This is a hard post for me to write, and the reason I have not posted so far this week. I've been struggling with how to discuss this subject with much-due respect but still make a necessary commentary on what my experience was like, both for me personally as well as what I see as possible implications for children seen by Tibetan doctors. I guess I'll just stick with the facts.
Tibetan medicine is an incredibly holistic practice; it's ancient, it considers the individual, the community, the physical and the metaphysical . It has wisdom that Western medicine is only beginning to understand.
When a patient sees a Tibetan doctor, they can expect a very thorough examination that will help them understand their true nature and what they need to do to come back into balance. The doctor will examine different aspects of the patient's pulse, appearance and urine that will provide insight that even modern technology cannot. I had a wonderful consultation at the University of Minnesota last Fall that helped me immensely.
On Tuesday I arrived at the office and there were two doctors in the room. They realized I was deaf (I had my interpreter with me) and it took a few minutes for them to get settled into the interaction, which was kind of surprising for me because so far here in India, the different people we have met have had no problems with this.
The doctors asked the interpreter a few questions, like "So you learned her language?" Fair enough. I was expecting them to examine my urine (sorry if that sounds gross, but it's really amazing what they can learn once you understand the process), but they just glanced at the bottle and announced that I had a certain kind of imbalance.
Then they asked a couple of questions like whether I sleep well or have headaches. I replied that I sleep great and never have headaches. Then they had both my hands pinned down while they were checking my different pulse points and asked me another question, so I decided to use my voice because I know my interpreter can understand me fairly well and could re-voice for me. The doctors faces kind of changed and they said, "She can speak!!" And I got a little flustered and embarrassed- my ability to make sometimes-intelligible sounds with my mouth and throat is not something I'm especially proud of. They encouraged me to talk more and free up my voice; I explained I talk plenty as I have three children and use my voice with them sometimes, but I generally prefer to sign.
Then one of them got really interested in the whole thing and asked me to move to a different chair; he did some different chants and worked some pressure points (crown chakra, etc). Then he whispered in my ear, "Can you hear now?" I was just kind of trying not to laugh, because the fact is, Western doctors really are no different. If they find out a kid is deaf, their first response is to see if there's a way to fix it. No matter where you go in the world, deafness is viewed as a pathological condition. This was just a different approach as far as I'm concerned.
Anyway, he asked again if I felt any different and I said no. I tried to explain that I don't really want to hear, I am very content and find it peaceful, so I'm quite fixed in my ways. There was a bit of a language barrier there but I did try to help them understand my perspective. Well, they prescribed some pills for me, told me I was too screwed up for them to derive my true nature (not because of the deafness, but apparently my liver is a bit disordered....no comment on that one...).
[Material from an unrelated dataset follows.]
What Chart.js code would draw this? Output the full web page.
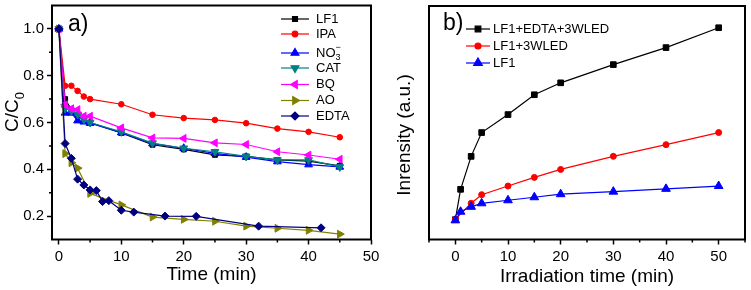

I decided not to fill the prescription. Later on in class, a different doctor looked at my urine and came to a very different conclusion, one that I could buy because it matched up with my actual behaviors and physical functioning. That kind of reinforced my sense that the first doctors were too focused on what was going on in my ears and throat to truly take a holistic perspective.
Later on I freaked out a little bit- "What if it had actually worked??!!" After being deaf for 34 years (and not even being able to hear a plane overhead for about 20) my brain would not have any clue what to do with sound, and it probably would not be able to rewire itself to learn. I would go nuts!! :-)
Honestly, I was not offended in the least. I know he was just trying to help. But I also got a little worried about what does happen if a family brings their deaf child in- isn't there any suggestion of the family using some kind of visual language with the child so they have a shot at normal development? I know I should have done more research before I came here because there's been plenty of work done in the field of Deafness in developing countries, but at the same time I think it's a good thing that I'm seeing this with fresh eyes.
Anyway, I was happy to learn that in Tibet they recently opened their first school for the Deaf. China has its problems (which is an understatement), but I think they understand a thing or two about educating deaf children. But there's nothing like that in this area, and the Indian doctor (who was brilliant, handsome and awesome ha!) we visited at the Western-style hospital across the street from the MTK said hearing loss is not a problem around here. Yeah, any instances of childhood deafness are are probably overlooked more often than not(meaning no language exposure = poor cognitive development = emotional and behavioral issues)-- BUT I'm assuming the good doctor is probably correct, since Tibetan mothers take very good care of themselves during pregnancy, both emotionally and physically, while American mothers are exposed to all sorts of toxins and are expected to work until they're 8cm dilated. And, of course, fragile babies are probably more likely to survive when they're born in a country with more resources.
This is all common sense, I know, nothing I did not know before, but it's still something I'm pondering regardless; a person can understand the exact same thought on a whole new level, you follow me?